Location: Resolute Bay
Temperature: min minus 27°C – max minus 16°C
Distance Travelled: 0 km
In complete contrast to the night before, I had the worst night’s sleep for as long as I can remember. At almost 2 hours notice we were told we were no longer staying in the hotel, but sleeping in tents outside. Considering I had just voluntarily decided to spend 5 weeks in the arctic, my annoyance may come as a surprise.
However, even if you were intending to spend your 2 weeks leave in the Maldives, if you were suddenly told you had two hours to go, you may be a bit ruffled. Imagine how much more perturbed we were that all the survival equipment we had lain out for inspection and testing, all the supplies
that needed counting, all the equipment that needed preparing, all the food that needed sorting etc had to all be thrown into rucksacks with indecent haste, and carted out to a tent that was to be our home for the next month.

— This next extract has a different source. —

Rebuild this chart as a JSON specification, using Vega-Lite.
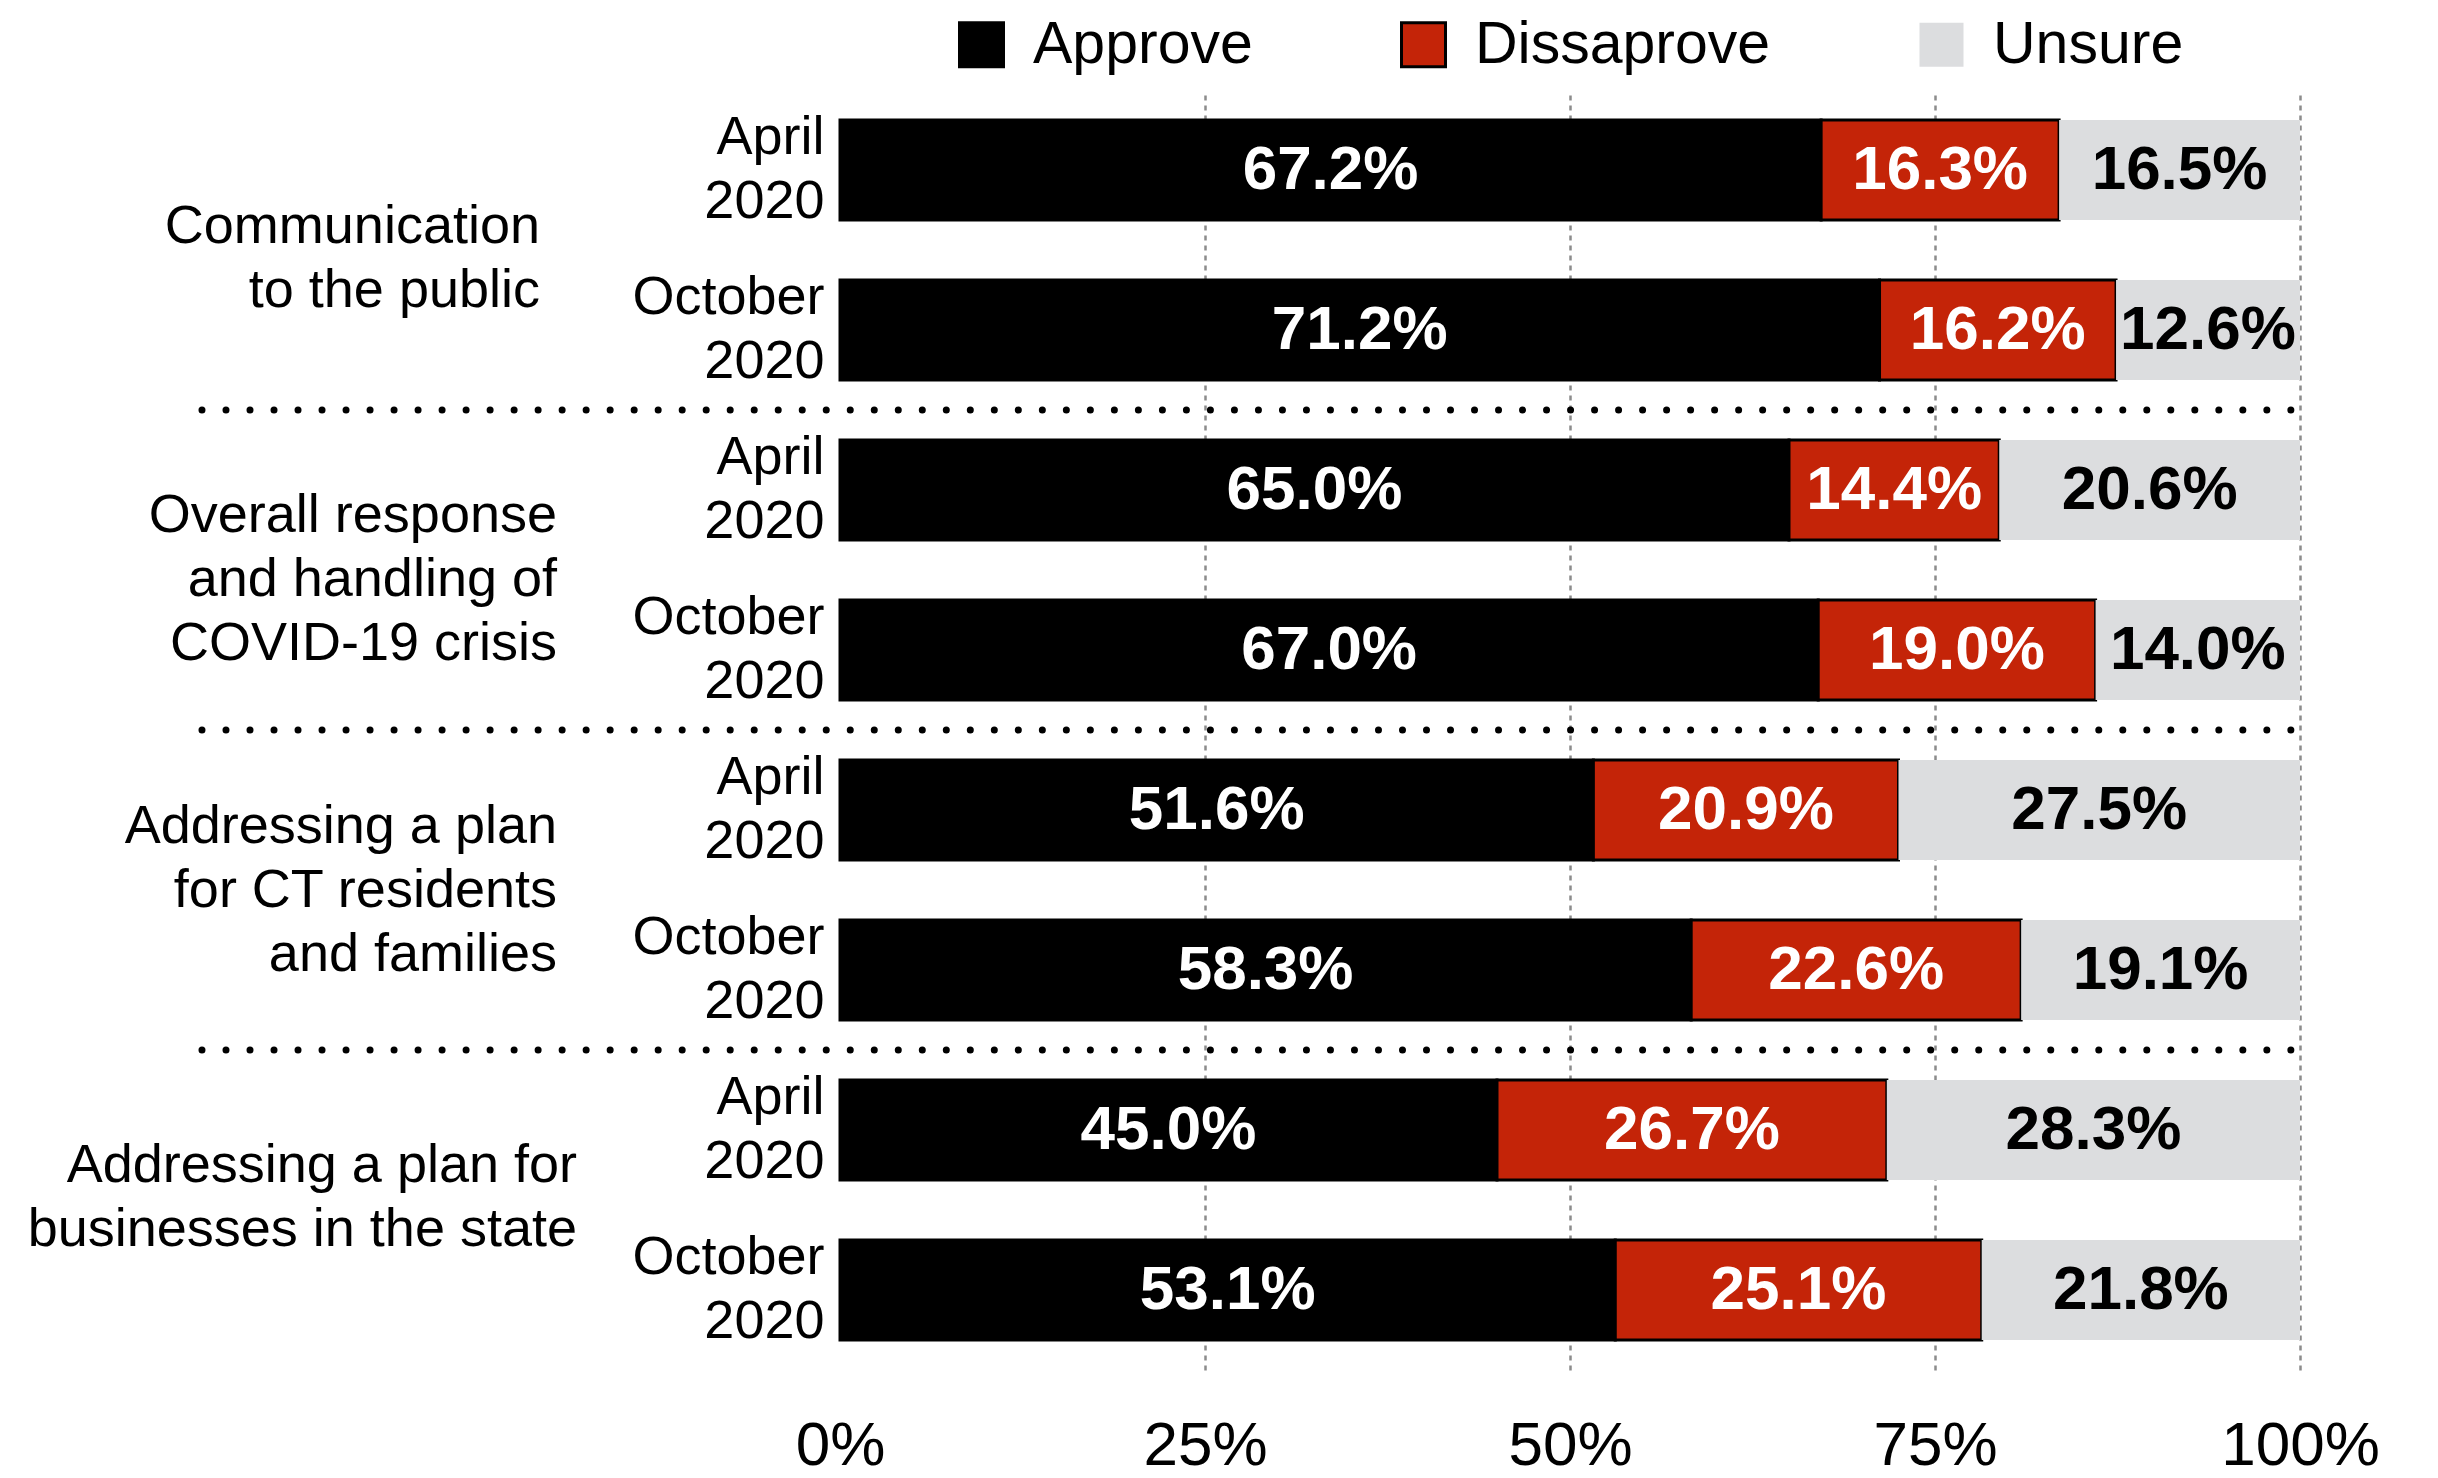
{
  "$schema": "https://vega.github.io/schema/vega-lite/v6.json",
  "width": 1460,
  "height": 1280,
  "autosize": {"type": "none"},
  "padding": {"left": 840, "top": 90, "right": 138, "bottom": 108},
  "background": "white",
  "config": {"view": {"stroke": null}, "font": "Liberation Sans"},
  "datasets": {
    "bars": [
      {"row": "Communication|April 2020", "answer": "Approve", "value": 0.672},
      {"row": "Communication|April 2020", "answer": "Dissaprove", "value": 0.163},
      {"row": "Communication|April 2020", "answer": "Unsure", "value": 0.165},
      {"row": "Communication|October 2020", "answer": "Approve", "value": 0.712},
      {"row": "Communication|October 2020", "answer": "Dissaprove", "value": 0.162},
      {"row": "Communication|October 2020", "answer": "Unsure", "value": 0.126},
      {"row": "Overall|April 2020", "answer": "Approve", "value": 0.650},
      {"row": "Overall|April 2020", "answer": "Dissaprove", "value": 0.144},
      {"row": "Overall|April 2020", "answer": "Unsure", "value": 0.206},
      {"row": "Overall|October 2020", "answer": "Approve", "value": 0.670},
      {"row": "Overall|October 2020", "answer": "Dissaprove", "value": 0.190},
      {"row": "Overall|October 2020", "answer": "Unsure", "value": 0.140},
      {"row": "Residents|April 2020", "answer": "Approve", "value": 0.516},
      {"row": "Residents|April 2020", "answer": "Dissaprove", "value": 0.209},
      {"row": "Residents|April 2020", "answer": "Unsure", "value": 0.275},
      {"row": "Residents|October 2020", "answer": "Approve", "value": 0.583},
      {"row": "Residents|October 2020", "answer": "Dissaprove", "value": 0.226},
      {"row": "Residents|October 2020", "answer": "Unsure", "value": 0.191},
      {"row": "Businesses|April 2020", "answer": "Approve", "value": 0.450},
      {"row": "Businesses|April 2020", "answer": "Dissaprove", "value": 0.267},
      {"row": "Businesses|April 2020", "answer": "Unsure", "value": 0.283},
      {"row": "Businesses|October 2020", "answer": "Approve", "value": 0.531},
      {"row": "Businesses|October 2020", "answer": "Dissaprove", "value": 0.251},
      {"row": "Businesses|October 2020", "answer": "Unsure", "value": 0.218}
    ],
    "groups": [
      {"row": "Communication|October 2020", "label": "Communication\nto the public"},
      {"row": "Overall|October 2020", "label": "Overall response\nand handling of\nCOVID-19 crisis"},
      {"row": "Residents|October 2020", "label": "Addressing a plan\nfor CT residents\nand families"},
      {"row": "Businesses|October 2020", "label": "Addressing a plan for\nbusinesses in the state"}
    ],
    "seps": [
      {"row": "Overall|April 2020"},
      {"row": "Residents|April 2020"},
      {"row": "Businesses|April 2020"}
    ]
  },
  "layer": [
    {
      "data": {"name": "bars"},
      "mark": {"type": "bar", "strokeWidth": 3},
      "encoding": {
        "y": {
          "field": "row", "type": "nominal",
          "scale": {
            "domain": ["Communication|April 2020", "Communication|October 2020", "Overall|April 2020", "Overall|October 2020", "Residents|April 2020", "Residents|October 2020", "Businesses|April 2020", "Businesses|October 2020"],
            "paddingInner": 0.375, "paddingOuter": 0.1875
          },
          "axis": {
            "title": null, "domain": false, "ticks": false, "grid": false,
            "labelExpr": "split(split(datum.value, '|')[1], ' ')",
            "labelFontSize": 54, "labelLineHeight": 64, "labelPadding": 16,
            "labelOffset": -32,
            "labelColor": "black", "labelFont": "Liberation Sans",
            "labelAlign": "right", "labelBaseline": "middle", "labelLimit": 0
          }
        },
        "x": {
          "field": "value", "type": "quantitative", "stack": "zero",
          "scale": {"domain": [0, 1], "nice": false},
          "axis": {
            "title": null, "domain": false, "ticks": false, "format": "%",
            "values": [0, 0.25, 0.5, 0.75, 1],
            "labelFontSize": 62, "labelPadding": 45, "labelColor": "black",
            "labelFont": "Liberation Sans", "labelFlush": false,
            "grid": true, "gridDash": [5, 5], "gridColor": "#8c8c8c", "gridWidth": 2.5,
            "gridOpacity": {"condition": {"test": "datum.value === 0", "value": 0}, "value": 1}
          }
        },
        "order": {"field": "answer", "type": "ordinal", "sort": "ascending"},
        "fill": {
          "field": "answer", "type": "nominal",
          "scale": {"domain": ["Approve", "Dissaprove", "Unsure"], "range": ["#000000", "#C42408", "#DCDDDF"]},
          "legend": {
            "title": null, "orient": "none", "legendX": 112, "legendY": -75,
            "direction": "horizontal", "symbolType": "square", "symbolSize": 1936,
            "symbolStrokeWidth": 3, "labelFontSize": 59, "labelFont": "Liberation Sans",
            "labelColor": "black", "labelOffset": 22, "columnPadding": 141,
            "padding": 0, "labelLimit": 0
          }
        },
        "stroke": {
          "field": "answer", "type": "nominal",
          "scale": {"domain": ["Approve", "Dissaprove", "Unsure"], "range": ["#000000", "#000000", "rgba(0,0,0,0)"]},
          "legend": {
            "title": null, "orient": "none", "legendX": 112, "legendY": -75,
            "direction": "horizontal", "symbolType": "square", "symbolSize": 1936,
            "symbolStrokeWidth": 3, "labelFontSize": 59, "labelFont": "Liberation Sans",
            "labelColor": "black", "labelOffset": 22, "columnPadding": 141,
            "padding": 0, "labelLimit": 0
          }
        }
      }
    },
    {
      "data": {"name": "bars"},
      "mark": {"type": "text", "fontSize": 62, "fontWeight": "bold", "baseline": "middle", "align": "center", "font": "Liberation Sans"},
      "encoding": {
        "y": {"field": "row", "type": "nominal"},
        "x": {"field": "value", "type": "quantitative", "stack": "zero", "bandPosition": 0.5},
        "order": {"field": "answer", "type": "ordinal", "sort": "ascending"},
        "detail": {"field": "answer", "type": "nominal"},
        "text": {"field": "value", "type": "quantitative", "format": ".1%"},
        "color": {"condition": {"test": "datum.answer === 'Unsure'", "value": "black"}, "value": "white"}
      }
    },
    {
      "data": {"name": "seps"},
      "mark": {"type": "rule", "strokeDash": [0.01, 24], "strokeCap": "round", "strokeWidth": 7, "color": "black", "yOffset": -30},
      "encoding": {
        "y": {"field": "row", "type": "nominal", "bandPosition": 0},
        "x": {"datum": -0.437},
        "x2": {"datum": 1}
      }
    },
    {
      "data": {"name": "groups"},
      "transform": [{"filter": "indexof(datum.row, 'Communication') === 0"}],
      "mark": {"type": "text", "align": "right", "baseline": "middle", "fontSize": 54, "lineHeight": 64, "lineBreak": "\n", "dx": -300, "dy": -23, "yOffset": -30, "color": "black", "font": "Liberation Sans"},
      "encoding": {
        "y": {"field": "row", "type": "nominal", "bandPosition": 0},
        "x": {"datum": 0},
        "text": {"field": "label", "type": "nominal"}
      }
    },
    {
      "data": {"name": "groups"},
      "transform": [{"filter": "indexof(datum.row, 'Overall') === 0"}],
      "mark": {"type": "text", "align": "right", "baseline": "middle", "fontSize": 54, "lineHeight": 64, "lineBreak": "\n", "dx": -283, "dy": -54, "yOffset": -30, "color": "black", "font": "Liberation Sans"},
      "encoding": {
        "y": {"field": "row", "type": "nominal", "bandPosition": 0},
        "x": {"datum": 0},
        "text": {"field": "label", "type": "nominal"}
      }
    },
    {
      "data": {"name": "groups"},
      "transform": [{"filter": "indexof(datum.row, 'Residents') === 0"}],
      "mark": {"type": "text", "align": "right", "baseline": "middle", "fontSize": 54, "lineHeight": 64, "lineBreak": "\n", "dx": -283, "dy": -63, "yOffset": -30, "color": "black", "font": "Liberation Sans"},
      "encoding": {
        "y": {"field": "row", "type": "nominal", "bandPosition": 0},
        "x": {"datum": 0},
        "text": {"field": "label", "type": "nominal"}
      }
    },
    {
      "data": {"name": "groups"},
      "transform": [{"filter": "indexof(datum.row, 'Businesses') === 0"}],
      "mark": {"type": "text", "align": "right", "baseline": "middle", "fontSize": 54, "lineHeight": 64, "lineBreak": "\n", "dx": -263, "dy": -44, "yOffset": -30, "color": "black", "font": "Liberation Sans"},
      "encoding": {
        "y": {"field": "row", "type": "nominal", "bandPosition": 0},
        "x": {"datum": 0},
        "text": {"field": "label", "type": "nominal"}
      }
    }
  ]
}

The night was bitterly cold, and although it was only an exercise in familiarising us with our equipment, it was a harsh lesson. Our sleeping bags are rated to minus 40 Celsius, but our bodies are not. In other words, we could sleep naked inside our sleeping bags, and be quite comfortable, but anything outside would suffer. The only catch is that you cannot hide your head inside the sleeping bag as well because the moisture in your breath would freeze and create a layer of ice.
So we all had to sleep with our noses poking out, and anyone who has seen my nose will know I took this too far, and consequently I had a night of constant torture. Imagine sleeping with an ice cube on your nose. Eventually it will become so cold, you cannot sleep, so you pull your hands out to warm your nose, and your hands become cold. You replace your arms and try to sleep, only to find your nose is back at square one, so what do you do? Wear a facemask or balaclava? Except that eventually builds up a layer of ice from your breath, and so you are back at square one…and so on and so forth until it is time to get up…except you never really were asleep in the first place.
Today was the first day I actually felt that I was on top of things. The sun was shining and it was relatively warm at minus 16. And today we were practicing cross-country skiing. If it were not for some monumental poor administration from certain authorities, I could have been the first Omani to compete in the Winter Olympics at Salt Lake City, in biathlon, which is a combination of cross country skiing and shooting. I have competed at 3 British championships (held in Germany) and that is where I got my nickname, the Sultan of Snow.
So while all the others were falling over and plastering sunscreen on their faces, I was zooming around giving advice to the experts, and it felt great! Perhaps this was “schadenfraude”, the German word for taking pleasure from others misfortunes, but I can’t deny I finally felt after the horrible start to the day, this would be my day. It was also April Fool’s Day, so perhaps it was more my day than I realised…
At any rate, I quit ski practice early to try and sort out the hundreds of outstanding other items including trying to get in touch with the radio station Hi FM in Oman. The coordination of the time a day I am calling and the time they are expecting my call in the studio has been surprisingly hard. For a start the time difference is 9 hours. Whilst calling someone and not getting an answer can be an inconvenience, it becomes a lot more so when the temperature is so low that the phone will stick to your ear if it isn’t in a leather case, and the battery runs out twice as fast as the cold drains the power, and arctic wolves start circling…then it becomes a case of self preservation over redialing!